Agreed. And what I'm saying is that it appears that ActorDB's per-shard area concurrency is limited to one writer. And that means that SQLite's concurrency support is (contrary to your earlier post) extremely relevant: not just in terms of pure performance, but also ability to perform concurrent operations. If you need more concurrency, your only choice is to shard extremely heavily (which might mean you require more cross-shard operations, which are apparently slow).
As you say, some data models fit the actor model well, but this is still a far cry from the capabilities that were promised by FoundationDB.
> FoundationDB was single process. They had no per-node writer concurrency.
Interesting - I didn't know that. Even so, it depends on what kind of writer concurrency we're talking about, I guess - I presume that ActorDB is limited not just by having to run requests one at a time per-process (which is a legitimate tactic to avoid latching overheads and so on), but by also not being able to run any new transactions against an actor that's received a write until that write commits?

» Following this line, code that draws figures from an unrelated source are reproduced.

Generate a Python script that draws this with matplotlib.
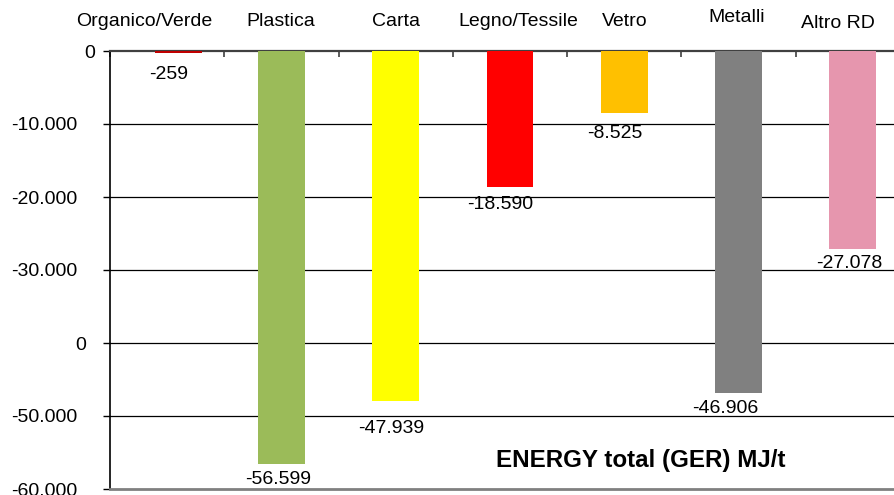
import matplotlib
matplotlib.use("Agg")
import matplotlib.pyplot as plt
import matplotlib.transforms as mtransforms
import numpy as np

plt.rcParams['font.family'] = ['Liberation Sans', 'DejaVu Sans']

# GER energy balance per fraction (MJ/t)
categories = ['Organico/Verde', 'Plastica', 'Carta', 'Legno/Tessile',
              'Vetro', 'Metalli', 'Altro RD']
values = [-259, -56599, -47939, -18590, -8525, -46906, -27078]
value_labels = ['-259', '-56.599', '-47.939', '-18.590', '-8.525',
                '-46.906', '-27.078']
colors = ['#C00000', '#9BBB59', '#FFFF00', '#FF0000', '#FFC000',
          '#808080', '#E696AE']
yticks = [0, -10000, -20000, -30000, -40000, -50000, -60000]
ytick_labels = ['0', '-10.000', '-20.000', '-30.000', '0', '-50.000', '-60.000']

# hand-placed offsets (pixels) of the text boxes
bar_shift = [0.1, 0, 0, 0, 0, 0, 0]
value_offsets = [(-10, -22), (-3, -15), (-5, -28), (-10, -18),
                 (-9, -20), (-13, -15), (-4, -15)]
cat_offsets = [(-23, 0), (-1, 0), (0, 0), (8, 0), (0, 0), (-2, 3), (-15, -2)]

W, H = 895, 495
PX = 72 / 100  # points per pixel at 100 dpi
fig = plt.figure(figsize=(W / 100, H / 100), dpi=100)
ax = fig.add_axes([110 / W, 1 - 489 / H, 800 / W, 438 / H])

x = np.arange(len(categories))
ax.set_xlim(-0.5, len(categories) - 0.5)
ax.set_ylim(-60000, 0)

# gridlines behind the bars
for t in yticks[1:-1]:
    ax.axhline(t, color='black', lw=0.9, zorder=1)

# faint second series under the first bar
ax.bar(x[0], -120, width=0.4, color='#4F81BD', zorder=2)
ax.bar(x + np.array(bar_shift), values, width=0.41, color=colors, zorder=3)

for xi, s, v, lab, (dx, dy) in zip(x, bar_shift, values, value_labels, value_offsets):
    ax.annotate(lab, (xi + s, v), xytext=(dx, dy), textcoords='offset pixels',
                ha='center', va='center', fontsize=14, zorder=4)

for xi, lab, (dx, dy) in zip(x, categories, cat_offsets):
    ax.annotate(lab, (xi, 1), xycoords=('data', 'axes fraction'),
                xytext=(dx, 30 + dy), textcoords='offset pixels',
                ha='center', va='center', fontsize=14)

# axes styling
ax.spines['right'].set_visible(False)
ax.spines['bottom'].set_color('#808080')
ax.spines['bottom'].set_linewidth(2)
ax.spines['top'].set_color('#404040')
ax.spines['top'].set_linewidth(1.6)
ax.spines['left'].set_linewidth(1.2)

ax.xaxis.set_ticks_position('top')
ax.set_xticks(np.arange(-0.5, len(categories), 1.0))
ax.tick_params(axis='x', direction='in', length=6 * PX, width=1.2,
               color='#404040', labeltop=False, labelbottom=False)

ax.set_yticks(yticks)
ax.set_yticklabels(ytick_labels, fontsize=14)
ax.tick_params(axis='y', direction='out', length=7 * PX, width=1, pad=26 * PX)
for lab, t in zip(ax.get_yticklabels(), ytick_labels):
    if t == '0':
        shift = 18 if lab.get_position()[1] == 0 else 9
        lab.set_transform(lab.get_transform() +
                          mtransforms.ScaledTranslation(shift / 100, 0, fig.dpi_scale_trans))

fig.text(641 / W, 1 - 460 / H, 'ENERGY total (GER) MJ/t', fontsize=17.4,
         fontweight='bold', ha='center', va='center')

fig.savefig('out.png', dpi=100)
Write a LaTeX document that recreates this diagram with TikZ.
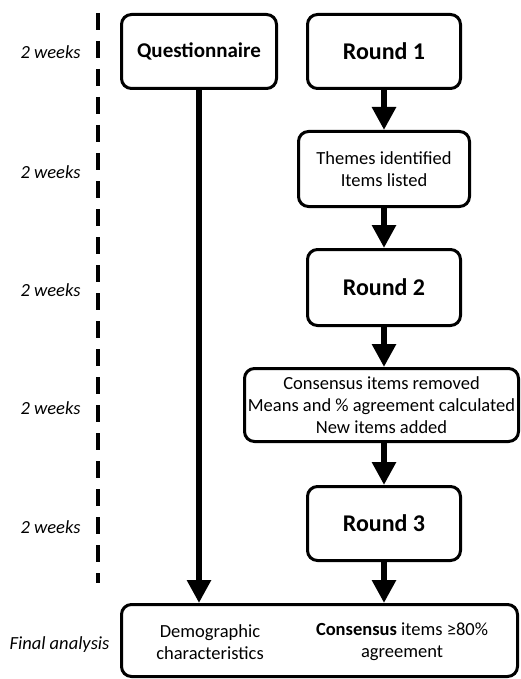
\documentclass[tikz,border=0pt]{standalone}
\usepackage{fontspec}
\setmainfont{Carlito}
\usetikzlibrary{arrows.meta}
\tikzset{
  box/.style={draw, line width=3pt, rounded corners=10pt, fill=white, align=center, inner sep=0pt},
  qtxt/.style={font=\fontsize{21}{25}\selectfont\bfseries},
  bigtxt/.style={font=\fontsize{24}{28}\selectfont\bfseries},
  smalltxt/.style={font=\fontsize{18.5}{22}\selectfont},
  timetxt/.style={font=\fontsize{18.5}{22}\selectfont\itshape, anchor=east},
  flow/.style={line width=6pt, -{Triangle[length=23pt,width=23pt]}},
  timeline/.style={line width=3.5pt, dash pattern=on 17pt off 11pt}
}
\begin{document}
\begin{tikzpicture}[x=1pt,y=-1pt]
\useasboundingbox (0,0) rectangle (521,679);
% boxes
\node[box, qtxt, minimum width=155pt, minimum height=74pt] (q) at (199,51.5) {\raisebox{-1pt}{Questionnaire}};
\node[box, bigtxt, minimum width=153pt, minimum height=74pt] (r1) at (384,51.5) {Round 1};
\node[box, smalltxt, minimum width=171pt, minimum height=75pt] (th) at (384,169) {Themes identified\\Items listed};
\node[box, bigtxt, minimum width=153pt, minimum height=76pt] (r2) at (384,287.5) {Round 2};
\node[box, smalltxt, minimum width=274pt, minimum height=73pt] (cs) at (381.5,405) {Consensus items removed\\Means and \% agreement calculated\\New items added};
\node[box, bigtxt, minimum width=153pt, minimum height=74pt] (r3) at (384,523.5) {Round 3};
\node[box, minimum width=396pt, minimum height=72pt] (fin) at (319.5,640.5) {};
\node[smalltxt, align=center] (demo) at (210,642) {Demographic\\characteristics};
\node[smalltxt, align=center] (cons) at (402,642) {\textbf{Consensus} items ≥80\%\\agreement};
% arrows
\draw[flow] (q.south) -- (q.south |- fin.north);
\draw[flow] (r1) -- (th);
\draw[flow] (th) -- (r2);
\draw[flow] (r2) -- (r2 |- cs.north);
\draw[flow] (r2 |- cs.south) -- (r3);
\draw[flow] (r3) -- (r3 |- fin.north);
% timeline
\coordinate (tA) at (98,13);
\coordinate (tB) at (98,583);
\draw[timeline] (tA) -- (tB);
\node[timetxt] (w1) at (84,52) {2 weeks};
\node[timetxt] (w2) at (84,172) {2 weeks};
\node[timetxt] (w3) at (84,290) {2 weeks};
\node[timetxt] (w4) at (84,408) {2 weeks};
\node[timetxt] (w5) at (84,527) {2 weeks};
\node[timetxt] (fa) at (113,645) {Final analysis};
\end{tikzpicture}
\end{document}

> The reason why I said sqlite concurrency support is irrelevant is because ActorDB serializes requests anyway. It must do so for safe replication.
Do you mean by this that the entire cluster can only perform one request at a time? Or am I misreading you?
Individual actors are individual units of replication. What one actor is writing is concurrent to what another is doing.
Read/write calls to an actor are sequential. I'm quite sure this is how other KV stores like Riak do as well. They have X units per server and those process requests sequentially. Their actual concurrency is basically how many units per server are running. They may interleave reads/writes per node or they may not.
ActorDB does not allow reads while a write is in progress. It is quite possible we will optimize this part in the future as it is quite doable.
In FoundationDB you never had to think about splitting your dataset into something like your "actors". All transactions are independent and parallelizable, unless when they touch a common key - in which case one of the transactions is retried (optimistic concurrency).
All sorts of ways around that, so it's unlikely you would get a contract that precludes you not being out of support before the term is up.
As a thought experiment, if the company just went bankrupt and had no one working for it any more, you contract won't help right? Second part, what happens if someone just buys the assets (IP) and closes the company, then hires the old team? There are many possible variants here.
It's fairly common to have contract terms requiring the SaaS provider to provide the source code to their (typically closed-source) product in case they go under. Of course, that only helps if you buy the product or support for it and not just rely on free downloads.
I think it's reasonable to expect any company doing anything vaguely important to do configuration management at least to the level of keeping copies of their production software installation binaries.
I don't understand why anyone would run a closed source database, especially with the open source options available.